Are there other alternatives I have to use before I'm allowed to have an opinion? What alternatives have you used which made you feel so enlightened?
Personally, it's not that the alternatives are so awesome.
It's when i meet against some awful design choices in systemd, like how it decides to wait forever rather than hard fail, and by wait forever, i mean wait for 30 seconds, no, 1 minute 30 seconds, no 5 minutes... you get it.
Or you can easily lock yourself out when there's a typo in /etc/fstab.
Or the hardcoded 5 minute timeout for sysv-generator: https://github.com/systemd/systemd/blob/main/src/sysv-genera...
God forbid you used cgroupsv1 for anything when poettering unilaterally decided to punish everyone with a 30 second delay for using it.
If you stray off of the intended opinionated path, be prepared for the least user-friendly experience linux has to offer. You might even get some abuse from the developers if you try to ask for help, but they've probably toned it down since CoC became a thing (I hope).

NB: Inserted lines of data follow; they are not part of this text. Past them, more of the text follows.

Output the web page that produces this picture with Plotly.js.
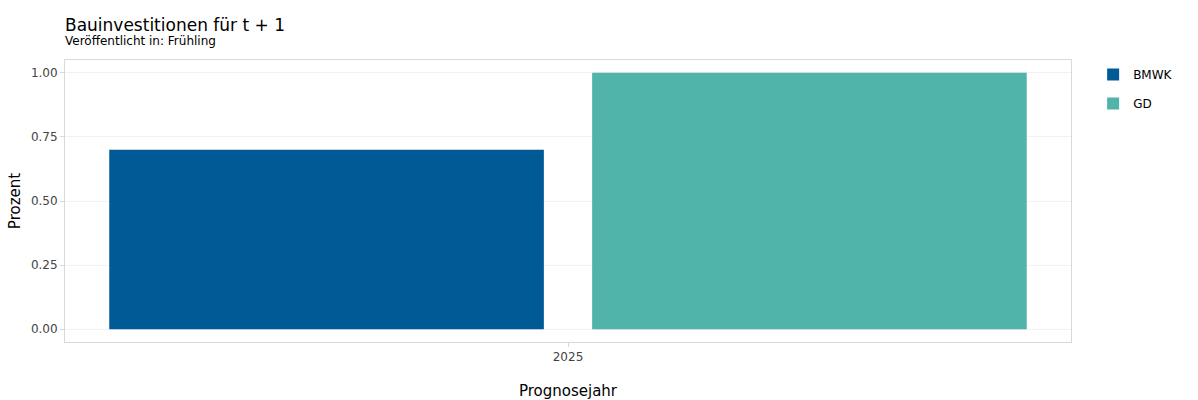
<!DOCTYPE html>
<html><head><meta charset="utf-8">
<script src="https://cdn.plot.ly/plotly-3.0.1.min.js"></script>
<style>body{margin:0}</style>
</head><body>
<div id="chart" style="width:1198px;height:400px"></div>
<script>
const categories = ["2025"];
const seriesNames = ["BMWK", "GD"];
const bmwkValues = [0.70];
const gdValues = [1.00];
const yTickVals = [0, 0.25, 0.5, 0.75, 1.0];
const yTickText = ["0.00", "0.25", "0.50", "0.75", "1.00"];
const colors = ["#005a96", "#50b4aa"];
const titleText = "Bauinvestitionen für t + 1";
const subtitleText = "Veröffentlicht in: Frühling";

const font = "DejaVu Sans, Verdana, sans-serif";
const traces = [
  {type: "bar", x: categories, y: bmwkValues, name: seriesNames[0], marker: {color: colors[0]}, legendgroup: "a"},
  {type: "bar", x: categories, y: gdValues, name: seriesNames[1], marker: {color: colors[1]}, legendgroup: "b"}
];
const layout = {
  width: 1198, height: 400,
  margin: {l: 65, r: 127, t: 60, b: 58},
  paper_bgcolor: "#fff", plot_bgcolor: "#fff",
  font: {family: font, size: 12, color: "#000"},
  barmode: "group", bargap: 0.04, bargroupgap: 0.1,
  title: {text: titleText,
          x: 0, xanchor: "left", xref: "paper", y: 0.952, yanchor: "top",
          font: {family: font, size: 17, color: "#000"}},
  annotations: [{text: subtitleText, xref: "paper", yref: "paper", x: -0.002, y: 1.036,
                 xanchor: "left", yanchor: "bottom", showarrow: false,
                 font: {family: font, size: 12, color: "#000"}}],
  xaxis: {type: "category", title: {text: "Prognosejahr", font: {size: 15}, standoff: 23},
          showline: true, mirror: true, linecolor: "#d9d9d9", linewidth: 1,
          ticks: "outside", tickcolor: "#d9d9d9", ticklen: 4,
          tickfont: {size: 12, color: "#444"}, showgrid: false, zeroline: false},
  yaxis: {title: {text: "Prozent", font: {size: 15}, standoff: 6},
          range: [-0.05, 1.05], tickvals: yTickVals, ticktext: yTickText,
          showline: true, mirror: true, linecolor: "#d9d9d9", linewidth: 1,
          ticks: "outside", tickcolor: "#d9d9d9", ticklen: 4,
          tickfont: {size: 12, color: "#444"},
          gridcolor: "#f2f2f2", zeroline: false},
  legend: {x: 1.022, xanchor: "left", y: 1, yanchor: "top", tracegroupgap: 10,
           font: {size: 12, color: "#000"}},
  showlegend: true
};
Plotly.newPlot("chart", traces, layout, {displayModeBar: false});
</script>
</body></html>
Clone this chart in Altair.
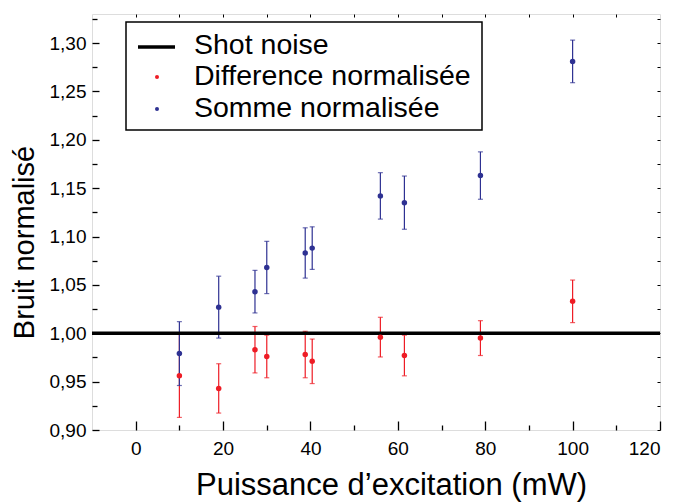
import altair as alt
import pandas as pd

# ---- data ----
power = [10, 19, 27.3, 30, 38.8, 40.4, 56, 61.5, 78.9, 100]
diff = [0.956, 0.943, 0.983, 0.976, 0.978, 0.971, 0.996, 0.977, 0.995, 1.033]
diff_err = [0.043, 0.0255, 0.024, 0.022, 0.024, 0.023, 0.0205, 0.021, 0.018, 0.022]
somme = [0.979, 1.027, 1.043, 1.068, 1.083, 1.088, 1.142, 1.135, 1.163, 1.281]
somme_err = [0.033, 0.032, 0.022, 0.027, 0.026, 0.022, 0.024, 0.0275, 0.0245, 0.022]
series_names = ["Difference normalisée", "Somme normalisée"]
shot_noise_level = 1.0

x_major = [0, 20, 40, 60, 80, 100, 120]
x_minor = [10, 30, 50, 70, 90, 110]
x_top = [0, 10, 20, 30, 40, 50, 60, 70, 80, 90, 100, 110]
y_major = [0.90, 0.95, 1.00, 1.05, 1.10, 1.15, 1.20, 1.25, 1.30]
y_minor = [0.925, 0.975, 1.025, 1.075, 1.125, 1.175, 1.225, 1.275, 1.325]
y_all = sorted(y_major + y_minor)

RED = "#ee1c25"
BLUE = "#2e3192"
FONT = "Liberation Sans"

rows = []
for s, vals, errs in [(series_names[0], diff, diff_err), (series_names[1], somme, somme_err)]:
    for p, v, e in zip(power, vals, errs):
        rows.append({"x": p, "v": v, "lo": v - e, "hi": v + e, "series": s})
df = pd.DataFrame(rows)

xs = alt.Scale(domain=[-10, 120], nice=False, zero=False)
ys = alt.Scale(domain=[0.9, 1.33], nice=False, zero=False)
color = alt.Color("series:N", scale=alt.Scale(domain=series_names, range=[RED, BLUE]), legend=None)

base = alt.Chart(df)

stems = base.mark_rule(strokeWidth=1.2).encode(
    x=alt.X("x:Q", scale=xs, axis=None),
    y=alt.Y("lo:Q", scale=ys, axis=None),
    y2="hi:Q",
    color=color,
)
cap_lo = base.mark_tick(orient="horizontal", size=5, thickness=1.2).encode(
    x=alt.X("x:Q", scale=xs, axis=None), y=alt.Y("lo:Q", scale=ys, axis=None), color=color)
cap_hi = base.mark_tick(orient="horizontal", size=5, thickness=1.2).encode(
    x=alt.X("x:Q", scale=xs, axis=None), y=alt.Y("hi:Q", scale=ys, axis=None), color=color)

shot = alt.Chart(pd.DataFrame({"level": [shot_noise_level]})).mark_rule(
    color="black", strokeWidth=3.5).encode(y=alt.Y("level:Q", scale=ys, axis=None))

points = base.mark_circle(size=30, opacity=1).encode(
    x=alt.X("x:Q", scale=xs, axis=None),
    y=alt.Y("v:Q", scale=ys, axis=None),
    color=color,
)

# ---- axes (each on an invisible layer) ----
inv = base.mark_point(opacity=0)
common = dict(domain=False, grid=False, labelFont=FONT, titleFont=FONT,
              labelColor="black", titleColor="black", tickColor="black")

ax_bottom = inv.encode(
    x=alt.X("x:Q", scale=xs, axis=alt.Axis(
        orient="bottom", values=x_major, ticks=False, labelFontSize=19, labelPadding=9,
        title="Puissance d\u2019excitation (mW)", titleFontSize=31, titleFontWeight="normal",
        titleX=299, titleY=64, titleBaseline="alphabetic", titleAnchor="middle", **common)),
    y=alt.Y("v:Q", scale=ys, axis=None))
ax_bottom_major = inv.encode(
    x=alt.X("x:Q", scale=xs, axis=alt.Axis(
        orient="bottom", values=x_major, labels=False, tickSize=9, tickWidth=1.3, offset=-9,
        title=None, **common)),
    y=alt.Y("v:Q", scale=ys, axis=None))
ax_bottom_minor = inv.encode(
    x=alt.X("x:Q", scale=xs, axis=alt.Axis(
        orient="bottom", values=x_minor, labels=False, tickSize=5, tickWidth=1.3, offset=-5,
        title=None, **common)),
    y=alt.Y("v:Q", scale=ys, axis=None))
ax_top = inv.encode(
    x=alt.X("x:Q", scale=xs, axis=alt.Axis(
        orient="top", values=x_top, labels=False, tickSize=3, tickWidth=1, offset=-3,
        title=None, **common)),
    y=alt.Y("v:Q", scale=ys, axis=None))

ax_left = inv.encode(
    y=alt.Y("v:Q", scale=ys, axis=alt.Axis(
        orient="left", values=y_major, ticks=False, labelFontSize=19, labelPadding=6,
        labelExpr="replace(format(datum.value, '.2f'), '.', ',')",
        title="Bruit normalisé", titleFontSize=29, titleFontWeight="normal",
        titleAngle=-90, titleX=-59, titleY=228, titleBaseline="alphabetic",
        titleAnchor="middle", **common)),
    x=alt.X("x:Q", scale=xs, axis=None))
ax_left_major = inv.encode(
    y=alt.Y("v:Q", scale=ys, axis=alt.Axis(
        orient="left", values=y_major, labels=False, tickSize=7, tickWidth=1.3, offset=-7,
        title=None, **common)),
    x=alt.X("x:Q", scale=xs, axis=None))
ax_left_minor = inv.encode(
    y=alt.Y("v:Q", scale=ys, axis=alt.Axis(
        orient="left", values=y_minor, labels=False, tickSize=5, tickWidth=1.3, offset=-5,
        title=None, **common)),
    x=alt.X("x:Q", scale=xs, axis=None))
ax_right = inv.encode(
    y=alt.Y("v:Q", scale=ys, axis=alt.Axis(
        orient="right", values=y_all, labels=False, tickSize=3, tickWidth=1, offset=-3,
        title=None, **common)),
    x=alt.X("x:Q", scale=xs, axis=None))

# ---- legend ----
one = alt.Chart(pd.DataFrame({"k": [0]}))
leg_box = one.mark_rect(fill="white", stroke="black", strokeWidth=1.5).encode(
    x=alt.value(34), x2=alt.value(390), y=alt.value(8), y2=alt.value(116))
leg_line = one.mark_rule(color="black", strokeWidth=3.5).encode(
    x=alt.value(46), x2=alt.value(83), y=alt.value(33))
leg_red = one.mark_circle(color=RED, size=16, opacity=1).encode(
    x=alt.value(65), y=alt.value(63))
leg_blue = one.mark_circle(color=BLUE, size=16, opacity=1).encode(
    x=alt.value(65), y=alt.value(95))
leg_labels = ["Shot noise"] + series_names
leg_texts = []
for lab, yy in zip(leg_labels, [39.5, 71, 103]):
    leg_texts.append(one.mark_text(align="left", baseline="alphabetic", font=FONT,
                                   fontSize=28.5, color="black").encode(
        x=alt.value(102), y=alt.value(yy), text=alt.value(lab)))

chart = alt.layer(
    ax_bottom, ax_bottom_major, ax_bottom_minor, ax_top,
    ax_left, ax_left_major, ax_left_minor, ax_right,
    stems, cap_lo, cap_hi, shot, points,
    leg_box, leg_line, leg_red, leg_blue, *leg_texts,
).properties(
    width=568, height=416,
    padding={"left": 84, "top": 6, "right": 16, "bottom": 72},
    autosize=alt.AutoSizeParams(type="none"),
).configure_view(
    stroke="black", strokeWidth=1.6
).configure(background="white")

chart.save("out.html", embed_options={"renderer": "svg", "actions": False})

God forbid you used cgroupsv1 for anything when poettering unilaterally decided to punish everyone with a 30 second delay for using it.
Intentional time-delays are a nice middle ground. Yes, it is annoying to the users who've ignored all prior deprecation warnings, but it's better than those same users being "surprised" when support is removed entirely. Maybe you'd consider it less of a "punishment" if systemd dropped support for cgroupsv1 outright instead of inserting a time delay, I believe the opposite.
> What alternatives have you used which made you feel so enlightened?
I didn't mean to seem like I feel so enlightened.
My experience is that when not using systemd, I regularly get screwed by what I would call the "imperialist culture" of systemd, for lack of better words: it doesn't feel like you can relatively easily extract subcomponents of systemd and use it standalone. And more and more projects depend on a particular subcomponent of systemd, meaning that they require systemd.
So it's not so much that I believe systemd is technically worse than the alternatives. It's more the philosophy that I don't like.